The Six Nations has passed and for many an awful lot has changed forever. Take Jacob Stockdale for example -a young guy by no means certain of his place in the Irish team before the Championship – going on to play every match in a Grand Slam winning side and set a Six Nations try scoring record.
When he next plays for Ireland he will do so shouldering a weight of expectation such that he will have to adjust mentally to deal with it. Before then he will have to return North to Ravenhill and Ulster.
From an unstoppable test team to a far too often stoppable Club one -and that’s tough too. I know many players who through there careers found it tough to adjust back down from test rugby.
I was a little different. I know it sounds a rather basic thing, but I was all too often just happy to be back in familiar surroundings and sleeping in my own bed. I didn’t feel any anti-climax, deflation or emptiness returning to my club side -for me I was happy to be back home.
As much as Irish pride feels like its peaked, it hasn’t and Irish eyes are already looking east with thoughts of Japan.
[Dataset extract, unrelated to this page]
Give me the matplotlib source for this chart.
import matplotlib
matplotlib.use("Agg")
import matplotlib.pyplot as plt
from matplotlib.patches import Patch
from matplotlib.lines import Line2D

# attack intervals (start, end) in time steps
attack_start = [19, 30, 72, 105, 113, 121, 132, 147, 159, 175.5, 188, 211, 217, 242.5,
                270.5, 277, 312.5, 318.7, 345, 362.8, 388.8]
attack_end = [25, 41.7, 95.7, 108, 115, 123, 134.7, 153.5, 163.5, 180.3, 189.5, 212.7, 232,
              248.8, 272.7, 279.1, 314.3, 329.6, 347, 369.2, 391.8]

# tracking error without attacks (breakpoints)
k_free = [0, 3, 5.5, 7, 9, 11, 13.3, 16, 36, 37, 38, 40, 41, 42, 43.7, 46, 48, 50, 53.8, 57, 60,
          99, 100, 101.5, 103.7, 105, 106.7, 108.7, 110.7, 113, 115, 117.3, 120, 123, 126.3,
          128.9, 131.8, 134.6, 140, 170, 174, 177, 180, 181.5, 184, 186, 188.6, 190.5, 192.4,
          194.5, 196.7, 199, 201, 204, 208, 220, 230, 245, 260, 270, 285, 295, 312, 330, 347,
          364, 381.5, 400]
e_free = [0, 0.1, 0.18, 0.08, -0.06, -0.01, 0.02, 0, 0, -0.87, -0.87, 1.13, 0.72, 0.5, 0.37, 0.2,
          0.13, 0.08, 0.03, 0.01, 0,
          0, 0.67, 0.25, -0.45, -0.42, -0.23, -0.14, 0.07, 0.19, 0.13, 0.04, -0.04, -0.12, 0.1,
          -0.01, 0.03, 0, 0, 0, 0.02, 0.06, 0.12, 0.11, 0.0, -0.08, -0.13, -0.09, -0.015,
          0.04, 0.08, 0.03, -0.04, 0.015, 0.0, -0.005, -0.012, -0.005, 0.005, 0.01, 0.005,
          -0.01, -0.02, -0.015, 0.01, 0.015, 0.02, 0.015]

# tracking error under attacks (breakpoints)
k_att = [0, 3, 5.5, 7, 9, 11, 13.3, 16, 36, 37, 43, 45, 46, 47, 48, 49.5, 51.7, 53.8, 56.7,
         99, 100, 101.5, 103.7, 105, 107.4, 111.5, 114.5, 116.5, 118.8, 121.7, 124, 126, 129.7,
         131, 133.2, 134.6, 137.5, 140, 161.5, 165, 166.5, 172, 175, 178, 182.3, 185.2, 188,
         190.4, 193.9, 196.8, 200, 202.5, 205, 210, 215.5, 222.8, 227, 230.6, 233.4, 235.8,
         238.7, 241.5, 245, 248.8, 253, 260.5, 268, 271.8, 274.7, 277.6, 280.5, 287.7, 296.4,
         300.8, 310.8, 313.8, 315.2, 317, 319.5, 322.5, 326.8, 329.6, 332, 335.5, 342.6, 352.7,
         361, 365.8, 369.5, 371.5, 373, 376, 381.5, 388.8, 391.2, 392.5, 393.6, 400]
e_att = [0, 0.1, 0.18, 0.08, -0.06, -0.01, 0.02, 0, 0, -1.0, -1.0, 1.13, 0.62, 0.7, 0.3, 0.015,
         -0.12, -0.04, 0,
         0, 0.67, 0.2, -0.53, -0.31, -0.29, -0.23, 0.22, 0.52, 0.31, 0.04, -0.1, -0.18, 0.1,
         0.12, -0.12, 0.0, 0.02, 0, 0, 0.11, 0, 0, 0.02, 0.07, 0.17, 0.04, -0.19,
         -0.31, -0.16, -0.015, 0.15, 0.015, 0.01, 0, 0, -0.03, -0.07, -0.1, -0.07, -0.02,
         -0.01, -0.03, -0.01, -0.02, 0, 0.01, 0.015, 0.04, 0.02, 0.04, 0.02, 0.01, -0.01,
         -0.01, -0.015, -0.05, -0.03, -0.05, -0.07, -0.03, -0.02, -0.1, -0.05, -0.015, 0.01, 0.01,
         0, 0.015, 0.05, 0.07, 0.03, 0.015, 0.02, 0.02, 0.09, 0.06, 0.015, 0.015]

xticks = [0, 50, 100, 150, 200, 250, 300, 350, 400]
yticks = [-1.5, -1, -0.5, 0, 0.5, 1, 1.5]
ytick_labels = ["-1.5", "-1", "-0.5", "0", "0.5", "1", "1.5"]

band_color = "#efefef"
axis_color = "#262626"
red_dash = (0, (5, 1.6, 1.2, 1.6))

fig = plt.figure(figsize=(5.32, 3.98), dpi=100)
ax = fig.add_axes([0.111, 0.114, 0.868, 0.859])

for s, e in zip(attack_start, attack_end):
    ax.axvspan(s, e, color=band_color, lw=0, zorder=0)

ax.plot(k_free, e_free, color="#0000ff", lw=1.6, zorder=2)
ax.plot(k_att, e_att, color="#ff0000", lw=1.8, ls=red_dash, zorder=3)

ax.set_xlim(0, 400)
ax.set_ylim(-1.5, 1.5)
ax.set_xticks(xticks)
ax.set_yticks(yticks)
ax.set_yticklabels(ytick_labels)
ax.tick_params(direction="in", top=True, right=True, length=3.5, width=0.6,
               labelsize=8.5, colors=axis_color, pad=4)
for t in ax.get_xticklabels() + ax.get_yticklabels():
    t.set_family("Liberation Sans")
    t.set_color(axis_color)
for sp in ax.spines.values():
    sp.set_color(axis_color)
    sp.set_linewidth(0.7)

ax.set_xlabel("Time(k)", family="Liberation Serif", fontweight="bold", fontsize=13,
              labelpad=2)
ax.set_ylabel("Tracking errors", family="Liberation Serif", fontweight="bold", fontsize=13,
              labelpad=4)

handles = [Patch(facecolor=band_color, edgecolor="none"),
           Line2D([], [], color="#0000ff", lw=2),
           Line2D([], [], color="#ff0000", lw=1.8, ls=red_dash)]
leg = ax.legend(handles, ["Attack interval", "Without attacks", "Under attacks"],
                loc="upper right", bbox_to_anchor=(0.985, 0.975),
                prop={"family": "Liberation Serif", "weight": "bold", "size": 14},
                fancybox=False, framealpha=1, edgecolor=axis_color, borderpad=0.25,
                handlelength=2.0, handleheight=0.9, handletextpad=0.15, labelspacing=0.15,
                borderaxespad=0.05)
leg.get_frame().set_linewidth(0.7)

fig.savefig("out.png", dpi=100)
Many would love the World Cup to be somehow brought forward to this summer and we all know how difficult its going be for this Irish squad -talented and well coached as it is -to maintain this level of momentum all the way through to summer 2019.
England may have some seriously bruised egos and damaged Six Nations pride but they have time between now and next summer to re-establish themselves on an upward trajectory. Whilst not enough has changed with the Scots to ascertain in what direction they’re really moving, France are definitely on the up.
Ireland definitely have a more easily negotiable Pool notwithstanding the weekend addition of Romania.
The Spanish rugby journey to the cusp of World Cup qualification was close to being the story of European test rugby – second only to the exploits of Ireland. It’s a huge shame they ran aground in Brussels. World Rugby can’t simply disassociate themselves from refereeing selections and nudge the blame on to Rugby Europe. The farce of a touch judge helping England prepare for Ireland was followed by a Romanian referee in charge of a match that determined Romania’s World Cup qualification.
At best both incidents are pretty bad for optics and suggest a professionalism deficit at World Rugby. Whilst the conduct of the Spanish players post-match was inexcusable, failure to properly address their complaints will do absolutely nothing for World Rugby’s reputation.
If the solution means offering to replay that match, then so be it.
This weekend I’ll be keeping a close eye on Ulster to see if there is any prospect whatsoever of them recovering their season. A trip to Cardiff to face in form Ulster old boy Nick Williams might not be the best place for them to start but they have to start somewhere. Fingers crossed a little Stockdale magic inspires the rest of the squad.
It is during our darkest moments that we must focus to see the light.